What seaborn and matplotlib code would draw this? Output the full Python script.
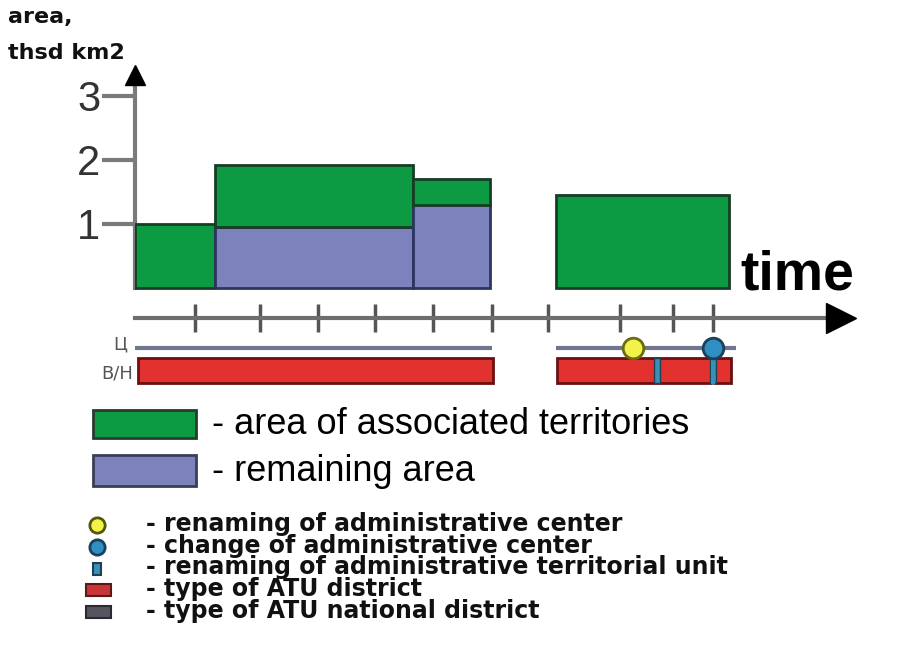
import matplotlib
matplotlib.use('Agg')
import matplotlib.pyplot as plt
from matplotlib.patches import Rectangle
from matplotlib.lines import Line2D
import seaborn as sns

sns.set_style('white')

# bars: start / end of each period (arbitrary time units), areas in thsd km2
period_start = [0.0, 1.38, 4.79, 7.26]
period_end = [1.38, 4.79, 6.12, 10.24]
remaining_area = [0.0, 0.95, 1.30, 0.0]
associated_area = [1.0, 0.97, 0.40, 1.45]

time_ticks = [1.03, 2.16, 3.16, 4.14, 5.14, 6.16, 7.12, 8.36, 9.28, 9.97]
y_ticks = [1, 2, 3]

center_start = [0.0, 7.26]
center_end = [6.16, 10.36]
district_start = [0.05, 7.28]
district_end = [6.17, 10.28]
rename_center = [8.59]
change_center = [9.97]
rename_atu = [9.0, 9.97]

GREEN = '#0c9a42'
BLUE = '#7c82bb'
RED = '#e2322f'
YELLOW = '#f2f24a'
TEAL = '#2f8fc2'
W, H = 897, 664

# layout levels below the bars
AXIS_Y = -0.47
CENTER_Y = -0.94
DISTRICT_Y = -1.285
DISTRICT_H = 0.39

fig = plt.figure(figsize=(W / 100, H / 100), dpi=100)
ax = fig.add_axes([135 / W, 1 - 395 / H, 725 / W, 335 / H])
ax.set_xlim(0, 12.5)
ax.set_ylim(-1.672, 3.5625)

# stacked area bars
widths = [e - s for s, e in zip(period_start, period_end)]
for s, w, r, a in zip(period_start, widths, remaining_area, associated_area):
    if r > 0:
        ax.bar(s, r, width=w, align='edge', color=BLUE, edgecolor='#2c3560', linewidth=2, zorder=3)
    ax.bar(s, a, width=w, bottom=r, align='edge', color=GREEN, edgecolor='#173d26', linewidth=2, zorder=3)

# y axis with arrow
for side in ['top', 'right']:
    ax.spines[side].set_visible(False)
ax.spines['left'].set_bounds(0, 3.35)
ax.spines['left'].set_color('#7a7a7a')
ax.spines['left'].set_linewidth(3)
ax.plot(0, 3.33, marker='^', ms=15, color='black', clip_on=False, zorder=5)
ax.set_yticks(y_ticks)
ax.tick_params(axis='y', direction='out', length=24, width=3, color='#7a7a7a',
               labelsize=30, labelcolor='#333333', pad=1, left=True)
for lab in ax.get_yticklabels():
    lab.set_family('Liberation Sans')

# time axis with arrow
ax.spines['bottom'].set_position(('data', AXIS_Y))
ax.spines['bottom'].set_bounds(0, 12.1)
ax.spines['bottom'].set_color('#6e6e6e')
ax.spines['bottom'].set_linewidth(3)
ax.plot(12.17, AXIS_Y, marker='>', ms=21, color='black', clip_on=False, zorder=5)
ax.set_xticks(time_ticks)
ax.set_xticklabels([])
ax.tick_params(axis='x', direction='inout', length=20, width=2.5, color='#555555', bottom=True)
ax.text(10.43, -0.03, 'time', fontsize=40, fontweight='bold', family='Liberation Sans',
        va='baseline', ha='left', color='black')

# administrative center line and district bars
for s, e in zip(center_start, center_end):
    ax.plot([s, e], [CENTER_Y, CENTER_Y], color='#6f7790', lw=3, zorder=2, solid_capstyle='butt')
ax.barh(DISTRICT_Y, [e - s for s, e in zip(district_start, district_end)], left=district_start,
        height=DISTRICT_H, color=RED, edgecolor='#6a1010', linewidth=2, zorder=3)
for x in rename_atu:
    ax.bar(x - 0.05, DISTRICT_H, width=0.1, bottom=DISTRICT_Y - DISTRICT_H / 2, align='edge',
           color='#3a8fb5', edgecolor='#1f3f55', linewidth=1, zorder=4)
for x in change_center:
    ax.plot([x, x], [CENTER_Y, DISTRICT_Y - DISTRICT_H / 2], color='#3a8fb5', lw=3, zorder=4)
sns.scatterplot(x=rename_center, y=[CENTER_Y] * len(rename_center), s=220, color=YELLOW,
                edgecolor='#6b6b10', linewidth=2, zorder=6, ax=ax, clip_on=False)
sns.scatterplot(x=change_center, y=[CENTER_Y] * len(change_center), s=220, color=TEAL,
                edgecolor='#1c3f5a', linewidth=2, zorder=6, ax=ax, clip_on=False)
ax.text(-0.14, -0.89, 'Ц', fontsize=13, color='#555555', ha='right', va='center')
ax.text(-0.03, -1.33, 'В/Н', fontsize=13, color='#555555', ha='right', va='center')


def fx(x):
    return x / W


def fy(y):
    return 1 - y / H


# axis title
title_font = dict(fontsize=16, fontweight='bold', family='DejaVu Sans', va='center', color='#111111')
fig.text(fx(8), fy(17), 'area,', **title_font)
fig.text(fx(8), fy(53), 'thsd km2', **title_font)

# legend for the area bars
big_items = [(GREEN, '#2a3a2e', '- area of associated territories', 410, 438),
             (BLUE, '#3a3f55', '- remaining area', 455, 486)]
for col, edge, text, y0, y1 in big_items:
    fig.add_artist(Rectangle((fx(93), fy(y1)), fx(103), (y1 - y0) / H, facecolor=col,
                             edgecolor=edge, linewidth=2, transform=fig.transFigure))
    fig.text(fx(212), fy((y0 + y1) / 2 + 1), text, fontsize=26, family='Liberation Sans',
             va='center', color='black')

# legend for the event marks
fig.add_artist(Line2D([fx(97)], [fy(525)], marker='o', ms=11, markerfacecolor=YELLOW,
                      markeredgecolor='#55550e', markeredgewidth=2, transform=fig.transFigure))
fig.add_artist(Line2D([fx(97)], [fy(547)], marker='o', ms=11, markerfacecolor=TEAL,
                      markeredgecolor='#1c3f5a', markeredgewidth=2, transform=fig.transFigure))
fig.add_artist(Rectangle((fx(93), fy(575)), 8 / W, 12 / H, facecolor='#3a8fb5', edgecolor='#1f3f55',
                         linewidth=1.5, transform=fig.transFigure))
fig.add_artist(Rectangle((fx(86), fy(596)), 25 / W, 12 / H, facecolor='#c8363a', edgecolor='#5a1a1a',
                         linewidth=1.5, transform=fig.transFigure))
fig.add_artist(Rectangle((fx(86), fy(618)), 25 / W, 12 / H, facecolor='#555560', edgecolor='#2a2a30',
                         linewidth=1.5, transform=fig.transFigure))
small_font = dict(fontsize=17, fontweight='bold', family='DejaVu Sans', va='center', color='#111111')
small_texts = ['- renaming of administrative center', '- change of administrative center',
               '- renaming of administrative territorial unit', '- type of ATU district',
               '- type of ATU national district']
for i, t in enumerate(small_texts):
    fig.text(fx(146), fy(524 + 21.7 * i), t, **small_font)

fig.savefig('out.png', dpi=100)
* * *
=== TASK GOAL ===
Every line is to be duplicated exactly, though pictures stay out.

=== OUTPUT OF THE EXERCISE ===
What seaborn and matplotlib code would draw this? Output the full Python script.
import matplotlib
matplotlib.use('Agg')
import matplotlib.pyplot as plt
from matplotlib.patches import Rectangle
from matplotlib.lines import Line2D
import seaborn as sns

sns.set_style('white')

# bars: start / end of each period (arbitrary time units), areas in thsd km2
period_start = [0.0, 1.38, 4.79, 7.26]
period_end = [1.38, 4.79, 6.12, 10.24]
remaining_area = [0.0, 0.95, 1.30, 0.0]
associated_area = [1.0, 0.97, 0.40, 1.45]

time_ticks = [1.03, 2.16, 3.16, 4.14, 5.14, 6.16, 7.12, 8.36, 9.28, 9.97]
y_ticks = [1, 2, 3]

center_start = [0.0, 7.26]
center_end = [6.16, 10.36]
district_start = [0.05, 7.28]
district_end = [6.17, 10.28]
rename_center = [8.59]
change_center = [9.97]
rename_atu = [9.0, 9.97]

GREEN = '#0c9a42'
BLUE = '#7c82bb'
RED = '#e2322f'
YELLOW = '#f2f24a'
TEAL = '#2f8fc2'
W, H = 897, 664

# layout levels below the bars
AXIS_Y = -0.47
CENTER_Y = -0.94
DISTRICT_Y = -1.285
DISTRICT_H = 0.39

fig = plt.figure(figsize=(W / 100, H / 100), dpi=100)
ax = fig.add_axes([135 / W, 1 - 395 / H, 725 / W, 335 / H])
ax.set_xlim(0, 12.5)
ax.set_ylim(-1.672, 3.5625)

# stacked area bars
widths = [e - s for s, e in zip(period_start, period_end)]
for s, w, r, a in zip(period_start, widths, remaining_area, associated_area):
    if r > 0:
        ax.bar(s, r, width=w, align='edge', color=BLUE, edgecolor='#2c3560', linewidth=2, zorder=3)
    ax.bar(s, a, width=w, bottom=r, align='edge', color=GREEN, edgecolor='#173d26', linewidth=2, zorder=3)

# y axis with arrow
for side in ['top', 'right']:
    ax.spines[side].set_visible(False)
ax.spines['left'].set_bounds(0, 3.35)
ax.spines['left'].set_color('#7a7a7a')
ax.spines['left'].set_linewidth(3)
ax.plot(0, 3.33, marker='^', ms=15, color='black', clip_on=False, zorder=5)
ax.set_yticks(y_ticks)
ax.tick_params(axis='y', direction='out', length=24, width=3, color='#7a7a7a',
               labelsize=30, labelcolor='#333333', pad=1, left=True)
for lab in ax.get_yticklabels():
    lab.set_family('Liberation Sans')

# time axis with arrow
ax.spines['bottom'].set_position(('data', AXIS_Y))
ax.spines['bottom'].set_bounds(0, 12.1)
ax.spines['bottom'].set_color('#6e6e6e')
ax.spines['bottom'].set_linewidth(3)
ax.plot(12.17, AXIS_Y, marker='>', ms=21, color='black', clip_on=False, zorder=5)
ax.set_xticks(time_ticks)
ax.set_xticklabels([])
ax.tick_params(axis='x', direction='inout', length=20, width=2.5, color='#555555', bottom=True)
ax.text(10.43, -0.03, 'time', fontsize=40, fontweight='bold', family='Liberation Sans',
        va='baseline', ha='left', color='black')

# administrative center line and district bars
for s, e in zip(center_start, center_end):
    ax.plot([s, e], [CENTER_Y, CENTER_Y], color='#6f7790', lw=3, zorder=2, solid_capstyle='butt')
ax.barh(DISTRICT_Y, [e - s for s, e in zip(district_start, district_end)], left=district_start,
        height=DISTRICT_H, color=RED, edgecolor='#6a1010', linewidth=2, zorder=3)
for x in rename_atu:
    ax.bar(x - 0.05, DISTRICT_H, width=0.1, bottom=DISTRICT_Y - DISTRICT_H / 2, align='edge',
           color='#3a8fb5', edgecolor='#1f3f55', linewidth=1, zorder=4)
for x in change_center:
    ax.plot([x, x], [CENTER_Y, DISTRICT_Y - DISTRICT_H / 2], color='#3a8fb5', lw=3, zorder=4)
sns.scatterplot(x=rename_center, y=[CENTER_Y] * len(rename_center), s=220, color=YELLOW,
                edgecolor='#6b6b10', linewidth=2, zorder=6, ax=ax, clip_on=False)
sns.scatterplot(x=change_center, y=[CENTER_Y] * len(change_center), s=220, color=TEAL,
                edgecolor='#1c3f5a', linewidth=2, zorder=6, ax=ax, clip_on=False)
ax.text(-0.14, -0.89, 'Ц', fontsize=13, color='#555555', ha='right', va='center')
ax.text(-0.03, -1.33, 'В/Н', fontsize=13, color='#555555', ha='right', va='center')


def fx(x):
    return x / W


def fy(y):
    return 1 - y / H


# axis title
title_font = dict(fontsize=16, fontweight='bold', family='DejaVu Sans', va='center', color='#111111')
fig.text(fx(8), fy(17), 'area,', **title_font)
fig.text(fx(8), fy(53), 'thsd km2', **title_font)

# legend for the area bars
big_items = [(GREEN, '#2a3a2e', '- area of associated territories', 410, 438),
             (BLUE, '#3a3f55', '- remaining area', 455, 486)]
for col, edge, text, y0, y1 in big_items:
    fig.add_artist(Rectangle((fx(93), fy(y1)), fx(103), (y1 - y0) / H, facecolor=col,
                             edgecolor=edge, linewidth=2, transform=fig.transFigure))
    fig.text(fx(212), fy((y0 + y1) / 2 + 1), text, fontsize=26, family='Liberation Sans',
             va='center', color='black')

# legend for the event marks
fig.add_artist(Line2D([fx(97)], [fy(525)], marker='o', ms=11, markerfacecolor=YELLOW,
                      markeredgecolor='#55550e', markeredgewidth=2, transform=fig.transFigure))
fig.add_artist(Line2D([fx(97)], [fy(547)], marker='o', ms=11, markerfacecolor=TEAL,
                      markeredgecolor='#1c3f5a', markeredgewidth=2, transform=fig.transFigure))
fig.add_artist(Rectangle((fx(93), fy(575)), 8 / W, 12 / H, facecolor='#3a8fb5', edgecolor='#1f3f55',
                         linewidth=1.5, transform=fig.transFigure))
fig.add_artist(Rectangle((fx(86), fy(596)), 25 / W, 12 / H, facecolor='#c8363a', edgecolor='#5a1a1a',
                         linewidth=1.5, transform=fig.transFigure))
fig.add_artist(Rectangle((fx(86), fy(618)), 25 / W, 12 / H, facecolor='#555560', edgecolor='#2a2a30',
                         linewidth=1.5, transform=fig.transFigure))
small_font = dict(fontsize=17, fontweight='bold', family='DejaVu Sans', va='center', color='#111111')
small_texts = ['- renaming of administrative center', '- change of administrative center',
               '- renaming of administrative territorial unit', '- type of ATU district',
               '- type of ATU national district']
for i, t in enumerate(small_texts):
    fig.text(fx(146), fy(524 + 21.7 * i), t, **small_font)

fig.savefig('out.png', dpi=100)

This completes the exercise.